Wednesday, May 25, 2016

"He will not let go…"



"what lies ahead,
I'm not sure I know.
But the hands that holds,
this flailing soul,
He will not let go..."

Blinding pain ripped through my body like a bolt of lightning. In that moment, I didn't know what to think, or how to think. When it retreated, and darkness came again, it was like slipping beneath the surface of a cool dark pond. And I surrendered.

Until it came again. A screaming. A crashing. Something sharp and raw that shattered me into a million shards of pain and fear. All I wanted to do was let go and slip into oblivion. "Yes, that's right. Go ahead, and just let go," it whispered in a taunting hiss. And I considered it.  That was until I realized that even if I were to completely give up, give in, and let go, "He Will Not Let Go." of me.

I love this beautiful song by one of my favorite inspirational recording artists, Laura Story. Her music is so honest and simple that it takes my breath away.

There have been moments in my life when I've felt like giving up on my own ability to hold on. Times when the hurt was so deep, or the hopelessness so unfathomable, that looking beyond a single step felt impossible.

I remember that night - quite a few years ago now -- when the above-referenced pain was unbearable. Living with it seemed too much to bear.  Each minute felt like an eternity. Each tick of the bedside clock was torturous. As I lay there, it occurred to me that I could just give up, let go, and slip away. It would be so easy. The thought of it was so tempting.

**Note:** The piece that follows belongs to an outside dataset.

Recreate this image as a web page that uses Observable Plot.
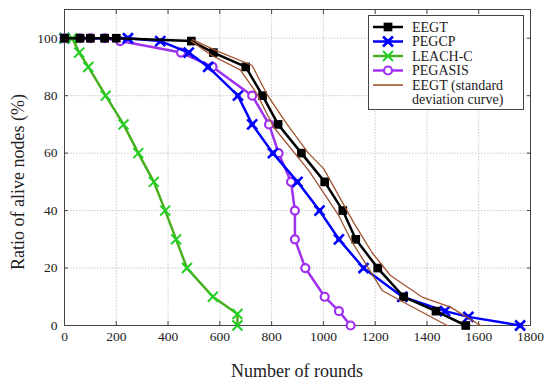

But it was at this very moment, that I felt the presence of something profoundly clear. The thought came, "As if! As if your willingness to let go, would change the fact that I love you, and that I am holding on to you. You are the very manifestation of Me, as Life. I will not let go."

This single thought woke me up from the lie of self-determinism. It wrested from my grip, the false notion that I was in charge of my life. That it was mine to sustain, to choose, or to throw away. I realized that I had absolutely no power to make that choice. God had all the power, and He was holding on to me. He would never let go.

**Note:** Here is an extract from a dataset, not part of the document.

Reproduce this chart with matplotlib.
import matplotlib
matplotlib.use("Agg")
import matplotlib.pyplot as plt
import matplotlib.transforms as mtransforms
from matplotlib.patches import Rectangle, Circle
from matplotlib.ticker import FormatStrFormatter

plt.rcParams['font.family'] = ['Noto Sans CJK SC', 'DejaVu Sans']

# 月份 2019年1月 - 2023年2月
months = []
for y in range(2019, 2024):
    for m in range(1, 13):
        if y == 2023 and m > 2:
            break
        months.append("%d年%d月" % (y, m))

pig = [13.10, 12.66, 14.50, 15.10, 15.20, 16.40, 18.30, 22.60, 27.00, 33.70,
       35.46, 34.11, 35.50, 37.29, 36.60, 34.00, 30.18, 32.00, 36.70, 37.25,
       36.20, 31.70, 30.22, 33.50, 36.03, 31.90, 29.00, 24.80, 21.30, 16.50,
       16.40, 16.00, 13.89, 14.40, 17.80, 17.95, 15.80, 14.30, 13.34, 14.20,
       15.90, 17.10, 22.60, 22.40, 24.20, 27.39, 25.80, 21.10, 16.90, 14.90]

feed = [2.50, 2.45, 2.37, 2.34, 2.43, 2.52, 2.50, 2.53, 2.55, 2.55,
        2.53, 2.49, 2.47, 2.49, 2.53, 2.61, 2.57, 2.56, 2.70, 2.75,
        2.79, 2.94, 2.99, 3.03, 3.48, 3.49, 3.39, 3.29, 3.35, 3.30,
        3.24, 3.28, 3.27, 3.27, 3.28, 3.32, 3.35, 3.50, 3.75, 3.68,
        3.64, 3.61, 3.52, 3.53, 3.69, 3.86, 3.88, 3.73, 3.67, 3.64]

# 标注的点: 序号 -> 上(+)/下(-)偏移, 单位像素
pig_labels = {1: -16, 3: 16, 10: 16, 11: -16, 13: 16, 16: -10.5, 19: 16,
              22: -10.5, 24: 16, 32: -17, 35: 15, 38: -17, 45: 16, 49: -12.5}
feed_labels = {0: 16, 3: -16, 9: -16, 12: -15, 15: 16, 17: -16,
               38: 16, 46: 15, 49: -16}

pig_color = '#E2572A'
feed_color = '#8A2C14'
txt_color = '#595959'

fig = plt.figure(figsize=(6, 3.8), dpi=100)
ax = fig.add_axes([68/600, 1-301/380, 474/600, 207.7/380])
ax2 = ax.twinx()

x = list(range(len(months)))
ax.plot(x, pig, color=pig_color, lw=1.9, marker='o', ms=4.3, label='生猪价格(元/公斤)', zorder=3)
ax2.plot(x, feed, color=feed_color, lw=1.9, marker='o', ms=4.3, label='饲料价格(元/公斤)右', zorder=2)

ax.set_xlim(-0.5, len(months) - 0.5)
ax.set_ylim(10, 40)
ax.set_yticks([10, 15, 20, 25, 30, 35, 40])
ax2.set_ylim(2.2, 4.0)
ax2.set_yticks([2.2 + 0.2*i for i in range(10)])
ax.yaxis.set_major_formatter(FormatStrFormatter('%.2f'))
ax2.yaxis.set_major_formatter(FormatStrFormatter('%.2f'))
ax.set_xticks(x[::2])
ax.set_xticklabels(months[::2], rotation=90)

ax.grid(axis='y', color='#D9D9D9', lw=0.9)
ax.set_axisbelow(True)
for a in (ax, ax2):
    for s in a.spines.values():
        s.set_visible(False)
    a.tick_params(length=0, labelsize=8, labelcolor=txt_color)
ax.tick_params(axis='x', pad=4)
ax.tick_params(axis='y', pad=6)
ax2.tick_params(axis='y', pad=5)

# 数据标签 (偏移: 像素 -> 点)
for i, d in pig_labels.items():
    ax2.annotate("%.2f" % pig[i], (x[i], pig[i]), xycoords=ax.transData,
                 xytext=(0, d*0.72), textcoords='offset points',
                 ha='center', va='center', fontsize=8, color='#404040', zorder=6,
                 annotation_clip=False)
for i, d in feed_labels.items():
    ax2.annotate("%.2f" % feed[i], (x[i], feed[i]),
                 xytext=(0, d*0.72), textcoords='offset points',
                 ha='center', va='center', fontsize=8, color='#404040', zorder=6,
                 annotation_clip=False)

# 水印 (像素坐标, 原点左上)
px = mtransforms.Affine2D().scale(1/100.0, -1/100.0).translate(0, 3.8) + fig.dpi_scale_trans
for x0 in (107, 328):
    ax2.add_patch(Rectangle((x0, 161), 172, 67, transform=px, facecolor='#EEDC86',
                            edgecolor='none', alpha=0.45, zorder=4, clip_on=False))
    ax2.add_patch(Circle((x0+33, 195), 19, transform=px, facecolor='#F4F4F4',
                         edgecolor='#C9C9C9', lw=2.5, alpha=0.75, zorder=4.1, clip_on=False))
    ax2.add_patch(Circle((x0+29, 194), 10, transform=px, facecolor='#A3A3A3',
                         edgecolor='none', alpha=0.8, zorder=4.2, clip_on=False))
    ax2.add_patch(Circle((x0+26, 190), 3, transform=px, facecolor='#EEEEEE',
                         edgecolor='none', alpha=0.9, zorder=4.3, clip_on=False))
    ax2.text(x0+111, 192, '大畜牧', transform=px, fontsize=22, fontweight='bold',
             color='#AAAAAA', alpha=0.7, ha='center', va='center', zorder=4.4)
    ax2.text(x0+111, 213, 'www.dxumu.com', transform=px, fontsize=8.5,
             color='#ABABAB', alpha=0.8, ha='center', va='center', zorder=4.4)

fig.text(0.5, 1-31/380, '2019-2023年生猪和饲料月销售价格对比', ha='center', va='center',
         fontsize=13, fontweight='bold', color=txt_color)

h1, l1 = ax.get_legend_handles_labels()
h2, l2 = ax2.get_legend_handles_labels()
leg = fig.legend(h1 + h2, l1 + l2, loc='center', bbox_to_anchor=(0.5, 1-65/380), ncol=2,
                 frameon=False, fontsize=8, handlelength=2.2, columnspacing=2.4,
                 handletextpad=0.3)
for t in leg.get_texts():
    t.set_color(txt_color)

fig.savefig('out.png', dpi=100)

With the realization that I was powerless to give up, the pain began to retreat. It no longer had the authority I'd given it.  I no longer believed it could inform me about whether to hold on, or to give up and let go.  It was a decision that I'd always thought was mine to make. But the fact was, I was here, I was conscious. I still loved my children. I could still be grateful. I was still able to appreciate beauty.  Suddenly, I was no longer paralyzed by the pain and fear.  I was enveloped in an undeniable truth -- Life was insisting Itself as conscious existence - as me.

I asked myself, "In all your life, have you ever actually been aware of being unconscious?" I had to admit, I'd never experienced the kind of deep blackness.  I'd never existed without an awareness of "I AM" -- which was the very thing that I was so fearful of.  It was what I thought pain was a precursor to.  But in fact, every night I'd peacefully yielded to sleep -- without any fear of never waking up again or being relegated to a dark mental abyss. And every day, I woke up feeling a sense of uninterrupted being.

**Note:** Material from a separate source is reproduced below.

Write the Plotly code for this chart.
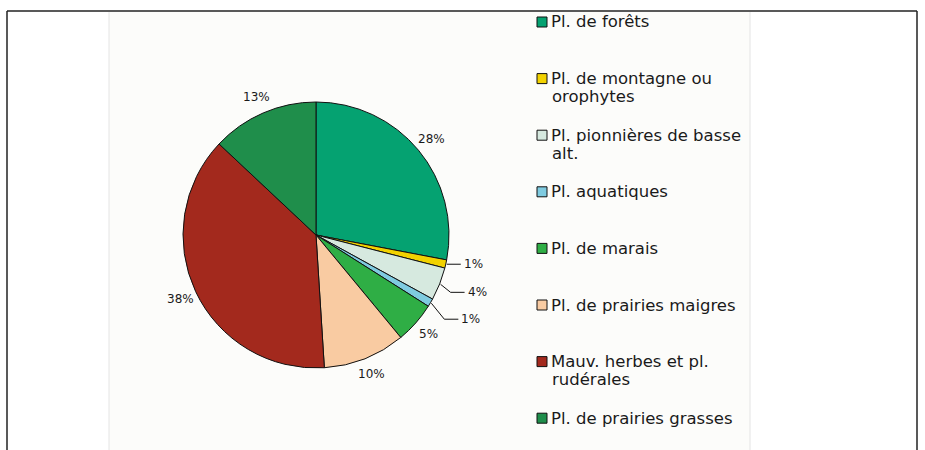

I had always been held -- deeply and inextricably held -- intact, in perfection, in grace, in consciousness. Life had never let go of me. And whether I was holding on or not, I was being held.

The pain that had terrorized me, lost its power to inform or alarm me when I realized that it could not carry out its threat. My life was in the hands of God.  My awareness of being was under the sovereignty of Mind. My right to love, to be grateful, to pray and to bless was intact.

I've been grateful for two statements - in particular - from the writings of Mary Baker Eddy, when acute or chronic pain has threatened to hold a deeper, darker meaning:

"No evidence before the material senses
can close my eyes to the scientific proof
that God, good, is supreme."

"Spirit’s senses are without pain,
and they are forever at peace.
Nothing can hide from them
the harmony of all things
and the might and permanence of Truth."
 

Nothing can hide from me an awareness of God's tender hold on my life. Nothing can close my eyes to the love of my divine Parent. He will never let go.

While searching for a photo to illustrate this piece, I came across dozens of photos of us holding our daughters when they were babies.  And an online search turned up hundreds of photos of mothers and fathers holding their infants. They all looked so beautiful -- so full of tenderness, strength, and love.




Then I looked at the same photos, but imagined the parent out of the picture. The babies looked vulnerable, their positions awkward, their bodies small and fragile. It was exactly how I felt that night -- like a flailing, unsupported naked being exposed to the unknown.  Knowing that God was always there, holding me, changed everything that night -- from paralyzing fear to feeling that I was nestled in my Father's arms.  Held in a deep and abiding relationship with my divine Parent.

Whatever you might be facing, you are not facing it alone. God is holding you in perfect peace, in eternal Life, in tender love. He will not let go.